P2P Set-top Boxes To Revolutionize Internet
An anonymous reader writes "The European Commissions 7th Framework Program (FP7) is working on a project called Nano Data Centers (NADA) as part of the its future Internet initiative. NADA will seek to build an Internet architecture that delivers data from the edge of the Internet using set top boxes and Peer-to-Peer technology, instead of the network-centric architecture that stores and delivers content from data centers via Internet backbones. NADA is proposing a network of hundreds of thousands of set top boxes, hugely popular in Europe, to be essentially split into two — one side is the user interface side, the other a virtualised Peer-to-Peer storage client that stores and sends media in the same way a data center would.
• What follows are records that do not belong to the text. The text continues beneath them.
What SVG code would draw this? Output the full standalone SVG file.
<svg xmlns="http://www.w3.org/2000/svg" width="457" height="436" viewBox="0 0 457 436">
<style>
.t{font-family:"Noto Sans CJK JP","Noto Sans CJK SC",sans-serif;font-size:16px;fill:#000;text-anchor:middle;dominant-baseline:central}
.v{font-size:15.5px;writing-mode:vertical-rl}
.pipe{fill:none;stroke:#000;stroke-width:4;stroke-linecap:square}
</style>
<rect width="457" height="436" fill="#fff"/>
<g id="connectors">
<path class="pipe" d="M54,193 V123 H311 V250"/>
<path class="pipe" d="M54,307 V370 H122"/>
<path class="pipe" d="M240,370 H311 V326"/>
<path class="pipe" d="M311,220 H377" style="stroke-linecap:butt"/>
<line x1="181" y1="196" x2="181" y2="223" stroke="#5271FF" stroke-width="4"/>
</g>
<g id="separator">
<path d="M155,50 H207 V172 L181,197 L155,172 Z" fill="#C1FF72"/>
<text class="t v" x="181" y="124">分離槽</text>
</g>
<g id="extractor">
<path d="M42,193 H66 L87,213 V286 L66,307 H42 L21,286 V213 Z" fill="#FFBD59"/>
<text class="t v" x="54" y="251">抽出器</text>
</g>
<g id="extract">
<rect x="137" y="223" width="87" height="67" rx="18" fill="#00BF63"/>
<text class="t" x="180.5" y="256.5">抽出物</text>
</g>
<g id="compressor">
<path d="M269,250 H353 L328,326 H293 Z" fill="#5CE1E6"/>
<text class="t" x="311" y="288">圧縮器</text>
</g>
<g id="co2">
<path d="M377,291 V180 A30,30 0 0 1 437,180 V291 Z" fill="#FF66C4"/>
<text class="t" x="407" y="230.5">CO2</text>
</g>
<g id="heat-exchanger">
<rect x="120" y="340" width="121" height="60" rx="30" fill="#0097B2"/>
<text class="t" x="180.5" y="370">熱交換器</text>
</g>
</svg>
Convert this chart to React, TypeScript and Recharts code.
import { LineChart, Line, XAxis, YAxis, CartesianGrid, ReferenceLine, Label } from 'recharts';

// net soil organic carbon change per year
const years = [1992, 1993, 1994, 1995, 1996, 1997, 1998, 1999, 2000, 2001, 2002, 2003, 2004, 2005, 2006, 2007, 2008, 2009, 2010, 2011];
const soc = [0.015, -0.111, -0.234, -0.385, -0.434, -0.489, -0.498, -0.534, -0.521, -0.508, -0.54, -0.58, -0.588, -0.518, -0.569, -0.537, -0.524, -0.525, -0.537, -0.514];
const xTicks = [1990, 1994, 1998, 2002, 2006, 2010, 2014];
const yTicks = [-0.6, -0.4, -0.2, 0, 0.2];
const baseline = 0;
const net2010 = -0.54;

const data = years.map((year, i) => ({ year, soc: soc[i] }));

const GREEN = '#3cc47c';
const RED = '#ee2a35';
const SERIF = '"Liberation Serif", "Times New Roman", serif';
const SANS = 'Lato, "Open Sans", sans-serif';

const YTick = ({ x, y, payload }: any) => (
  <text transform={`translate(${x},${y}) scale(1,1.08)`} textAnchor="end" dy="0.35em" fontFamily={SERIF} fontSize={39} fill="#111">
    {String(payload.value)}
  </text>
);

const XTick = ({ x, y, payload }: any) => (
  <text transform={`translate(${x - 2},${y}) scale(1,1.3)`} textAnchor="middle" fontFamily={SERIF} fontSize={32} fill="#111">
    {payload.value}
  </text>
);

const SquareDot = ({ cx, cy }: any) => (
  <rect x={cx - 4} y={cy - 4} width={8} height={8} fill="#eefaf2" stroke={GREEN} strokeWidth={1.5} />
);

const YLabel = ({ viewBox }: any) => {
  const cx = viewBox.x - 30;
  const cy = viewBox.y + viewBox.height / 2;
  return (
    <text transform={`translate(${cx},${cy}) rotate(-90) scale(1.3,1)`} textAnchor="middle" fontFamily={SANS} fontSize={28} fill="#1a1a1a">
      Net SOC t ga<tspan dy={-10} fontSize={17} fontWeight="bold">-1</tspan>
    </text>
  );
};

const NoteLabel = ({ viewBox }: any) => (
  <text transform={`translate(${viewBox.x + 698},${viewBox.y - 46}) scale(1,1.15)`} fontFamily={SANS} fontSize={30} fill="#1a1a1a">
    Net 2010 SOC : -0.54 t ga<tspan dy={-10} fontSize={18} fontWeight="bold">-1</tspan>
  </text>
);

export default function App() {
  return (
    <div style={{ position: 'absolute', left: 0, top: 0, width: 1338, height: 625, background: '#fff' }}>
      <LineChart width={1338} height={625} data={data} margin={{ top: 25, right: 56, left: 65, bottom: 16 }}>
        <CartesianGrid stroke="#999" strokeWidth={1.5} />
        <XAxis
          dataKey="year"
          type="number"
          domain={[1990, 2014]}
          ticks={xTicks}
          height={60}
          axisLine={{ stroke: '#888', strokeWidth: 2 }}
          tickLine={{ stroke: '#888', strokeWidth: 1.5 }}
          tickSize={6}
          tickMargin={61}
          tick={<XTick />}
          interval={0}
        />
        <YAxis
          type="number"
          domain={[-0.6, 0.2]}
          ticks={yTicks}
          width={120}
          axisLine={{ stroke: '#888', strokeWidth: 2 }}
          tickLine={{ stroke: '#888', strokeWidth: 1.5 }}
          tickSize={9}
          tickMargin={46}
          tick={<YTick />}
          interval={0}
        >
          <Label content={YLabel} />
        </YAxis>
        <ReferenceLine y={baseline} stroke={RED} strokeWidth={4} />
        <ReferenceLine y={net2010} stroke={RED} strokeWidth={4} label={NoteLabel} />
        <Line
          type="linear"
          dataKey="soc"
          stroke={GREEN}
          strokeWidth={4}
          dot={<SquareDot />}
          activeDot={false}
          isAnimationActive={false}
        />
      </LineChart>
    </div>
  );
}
Ideally there would be millions of these boxes each acting as a mini data center — hence the Nano Data Center moniker.
The NADA project is convincing enough to have attracted some of Europe's largest telecommunications companies. Set top box manufacturer, Thomson SA, and European ISP, Telefonica, are among nine contributing partners to the NADA project.
NADA could see a dramatic reduction in the size and frequency of data centers that serve all kinds of media over the Internet."
in Spanish.
In unrelated news, RIAA sues Europe
"But your honor, its not a bittorrent client, its just my nano data center..."
... oh wait.
Develop an application that can inject whatever you want to share (porn, movies, music, pictures, computer software, stolen identity data, the list is endless) and you would have instant and free worldwide delivery. All you would have to do is insert the data at a public box (one not tied to your house or account) and there's no way to track it back to you.
The NSA: The only part of the US government that actually listens.
P2P is vile and evil. The RIAA and MPAA told me so.
I'm sure that the ISPs will not be happy about this idea - I see that none are on the partners list.
How responsable would you be for the content stored on your Nano Data Center... I can see tons and tons of lawsuits.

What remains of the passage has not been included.